Zwei weitere sind teilweise zugänglich. Die restlichen Häuser – also fast 20 – haben entweder bauliche Barrieren oder keine klaren Angaben gemacht.
Auch finanziell kämpfen viele Schutzstätten ums Überleben. In Zug reichen die Beiträge der Sozial- und Opferhilfe nicht, um den Betrieb zu sichern.
Seit 2023 gibt es 30'000 Franken aus dem Lotteriefonds, doch das Haus bleibt auf Spenden angewiesen.
Die Schwächsten bleiben draussen
Besonders fatal: Frauen mit Behinderung sind laut Studien zwei- bis dreimal häufiger von sexualisierter Gewalt betroffen als andere Frauen. Und doch sind sie in den bestehenden Schutzangeboten stark unterrepräsentiert.
Viele wissen nicht, an wen sie sich wenden können. Andere scheitern bereits beim ersten Kontakt – etwa weil Beratungsstellen keine Angebote in einfacher Sprache oder keine Chatfunktion bieten.
Politik reagiert langsam
Im Kanton Zug läuft derzeit eine Polizeigesetzrevision. Sie soll es künftig ermöglichen, Leistungsvereinbarungen mit Frauenhäusern abzuschliessen.

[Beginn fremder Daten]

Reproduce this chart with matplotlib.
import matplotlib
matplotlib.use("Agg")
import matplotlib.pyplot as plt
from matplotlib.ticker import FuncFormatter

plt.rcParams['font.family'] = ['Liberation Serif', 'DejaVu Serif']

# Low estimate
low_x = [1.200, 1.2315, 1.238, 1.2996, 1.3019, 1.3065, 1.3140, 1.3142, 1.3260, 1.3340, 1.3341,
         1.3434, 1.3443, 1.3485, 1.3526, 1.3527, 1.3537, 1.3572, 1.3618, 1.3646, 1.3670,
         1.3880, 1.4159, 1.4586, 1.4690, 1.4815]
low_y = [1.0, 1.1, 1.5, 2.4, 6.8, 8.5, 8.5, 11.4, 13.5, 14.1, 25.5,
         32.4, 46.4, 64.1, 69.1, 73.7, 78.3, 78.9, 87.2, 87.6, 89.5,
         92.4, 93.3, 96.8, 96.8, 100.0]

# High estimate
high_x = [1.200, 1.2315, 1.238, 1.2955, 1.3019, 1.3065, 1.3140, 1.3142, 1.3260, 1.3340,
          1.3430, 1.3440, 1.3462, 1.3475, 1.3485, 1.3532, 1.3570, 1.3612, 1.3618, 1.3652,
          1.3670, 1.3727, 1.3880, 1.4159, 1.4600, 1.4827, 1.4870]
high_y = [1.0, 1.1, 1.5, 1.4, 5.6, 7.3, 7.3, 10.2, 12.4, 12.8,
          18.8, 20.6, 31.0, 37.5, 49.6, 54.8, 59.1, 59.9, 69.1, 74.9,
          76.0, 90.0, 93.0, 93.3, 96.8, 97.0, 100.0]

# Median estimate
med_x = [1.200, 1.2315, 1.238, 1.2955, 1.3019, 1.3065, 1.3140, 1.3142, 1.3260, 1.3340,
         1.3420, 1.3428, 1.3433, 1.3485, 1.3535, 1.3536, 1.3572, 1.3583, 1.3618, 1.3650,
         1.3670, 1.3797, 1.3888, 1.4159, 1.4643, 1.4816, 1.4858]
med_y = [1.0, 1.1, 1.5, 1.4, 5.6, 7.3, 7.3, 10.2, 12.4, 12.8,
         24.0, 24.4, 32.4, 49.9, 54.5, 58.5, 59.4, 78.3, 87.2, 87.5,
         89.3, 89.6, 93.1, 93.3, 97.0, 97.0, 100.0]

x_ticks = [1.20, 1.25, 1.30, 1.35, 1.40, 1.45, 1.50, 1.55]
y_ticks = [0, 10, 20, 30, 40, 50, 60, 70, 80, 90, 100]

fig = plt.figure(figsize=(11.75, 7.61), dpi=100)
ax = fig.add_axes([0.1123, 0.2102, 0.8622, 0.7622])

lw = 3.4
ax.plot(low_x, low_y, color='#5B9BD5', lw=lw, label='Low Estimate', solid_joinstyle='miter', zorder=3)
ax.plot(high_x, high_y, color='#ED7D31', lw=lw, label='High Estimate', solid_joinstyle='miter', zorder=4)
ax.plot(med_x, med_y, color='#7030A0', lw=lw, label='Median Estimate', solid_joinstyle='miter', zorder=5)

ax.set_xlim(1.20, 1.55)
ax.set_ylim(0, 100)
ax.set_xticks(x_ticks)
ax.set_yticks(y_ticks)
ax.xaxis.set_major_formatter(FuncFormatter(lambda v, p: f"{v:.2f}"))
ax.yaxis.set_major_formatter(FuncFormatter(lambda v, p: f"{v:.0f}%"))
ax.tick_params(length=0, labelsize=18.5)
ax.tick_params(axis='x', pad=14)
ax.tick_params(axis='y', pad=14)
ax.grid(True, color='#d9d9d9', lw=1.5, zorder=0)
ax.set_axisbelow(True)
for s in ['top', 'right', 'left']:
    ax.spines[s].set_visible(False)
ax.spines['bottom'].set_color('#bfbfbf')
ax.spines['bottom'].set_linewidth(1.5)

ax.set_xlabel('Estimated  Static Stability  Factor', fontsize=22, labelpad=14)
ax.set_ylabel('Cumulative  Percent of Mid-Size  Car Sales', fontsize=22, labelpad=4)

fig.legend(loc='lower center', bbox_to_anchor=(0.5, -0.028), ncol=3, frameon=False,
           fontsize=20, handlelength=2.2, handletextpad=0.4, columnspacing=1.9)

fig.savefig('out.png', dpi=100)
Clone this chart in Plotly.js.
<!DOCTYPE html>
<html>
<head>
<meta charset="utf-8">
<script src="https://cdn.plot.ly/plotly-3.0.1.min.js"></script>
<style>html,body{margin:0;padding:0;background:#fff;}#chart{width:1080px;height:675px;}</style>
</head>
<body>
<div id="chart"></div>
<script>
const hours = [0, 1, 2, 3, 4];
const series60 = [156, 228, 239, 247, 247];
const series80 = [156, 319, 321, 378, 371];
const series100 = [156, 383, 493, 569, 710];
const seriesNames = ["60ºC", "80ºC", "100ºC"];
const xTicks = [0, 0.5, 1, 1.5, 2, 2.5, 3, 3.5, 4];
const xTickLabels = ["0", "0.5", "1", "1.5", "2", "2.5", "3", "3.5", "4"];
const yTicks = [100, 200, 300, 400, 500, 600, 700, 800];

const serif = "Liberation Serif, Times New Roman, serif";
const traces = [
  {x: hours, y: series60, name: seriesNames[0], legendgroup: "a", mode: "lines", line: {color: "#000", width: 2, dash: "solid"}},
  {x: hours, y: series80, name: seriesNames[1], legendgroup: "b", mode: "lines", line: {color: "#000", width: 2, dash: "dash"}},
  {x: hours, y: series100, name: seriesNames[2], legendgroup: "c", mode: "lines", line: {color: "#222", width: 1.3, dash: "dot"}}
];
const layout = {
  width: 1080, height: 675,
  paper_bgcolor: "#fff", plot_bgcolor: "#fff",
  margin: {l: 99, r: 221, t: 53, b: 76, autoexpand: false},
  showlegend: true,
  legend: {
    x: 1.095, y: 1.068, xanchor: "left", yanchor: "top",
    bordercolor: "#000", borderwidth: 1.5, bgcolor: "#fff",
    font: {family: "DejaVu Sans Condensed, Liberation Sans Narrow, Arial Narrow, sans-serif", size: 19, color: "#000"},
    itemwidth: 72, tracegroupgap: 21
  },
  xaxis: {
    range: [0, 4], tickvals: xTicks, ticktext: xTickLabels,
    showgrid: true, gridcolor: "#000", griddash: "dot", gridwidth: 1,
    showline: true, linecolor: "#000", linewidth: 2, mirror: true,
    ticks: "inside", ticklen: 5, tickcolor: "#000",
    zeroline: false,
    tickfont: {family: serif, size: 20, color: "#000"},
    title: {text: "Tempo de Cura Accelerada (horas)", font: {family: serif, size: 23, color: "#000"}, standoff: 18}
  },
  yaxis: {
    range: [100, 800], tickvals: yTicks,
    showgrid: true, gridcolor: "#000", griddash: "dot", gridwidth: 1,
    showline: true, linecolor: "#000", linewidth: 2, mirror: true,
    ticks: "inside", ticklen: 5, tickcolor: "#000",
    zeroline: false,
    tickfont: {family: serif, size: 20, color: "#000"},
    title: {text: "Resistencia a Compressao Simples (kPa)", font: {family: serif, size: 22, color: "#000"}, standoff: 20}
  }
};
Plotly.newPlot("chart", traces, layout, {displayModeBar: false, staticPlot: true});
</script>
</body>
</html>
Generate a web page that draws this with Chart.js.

Bisher fehlen solche Grundlagen – konkret heisst das: Schutz gibt es nur, wenn man ihn sich leisten kann.
Silvia Vetsch fordert deshalb nicht nur mehr Geld, sondern auch mehr Sensibilisierung: «Frauen mit Behinderung müssen gezielt angesprochen werden, sie haben Anspruch auf denselben Schutz wie alle anderen auch.»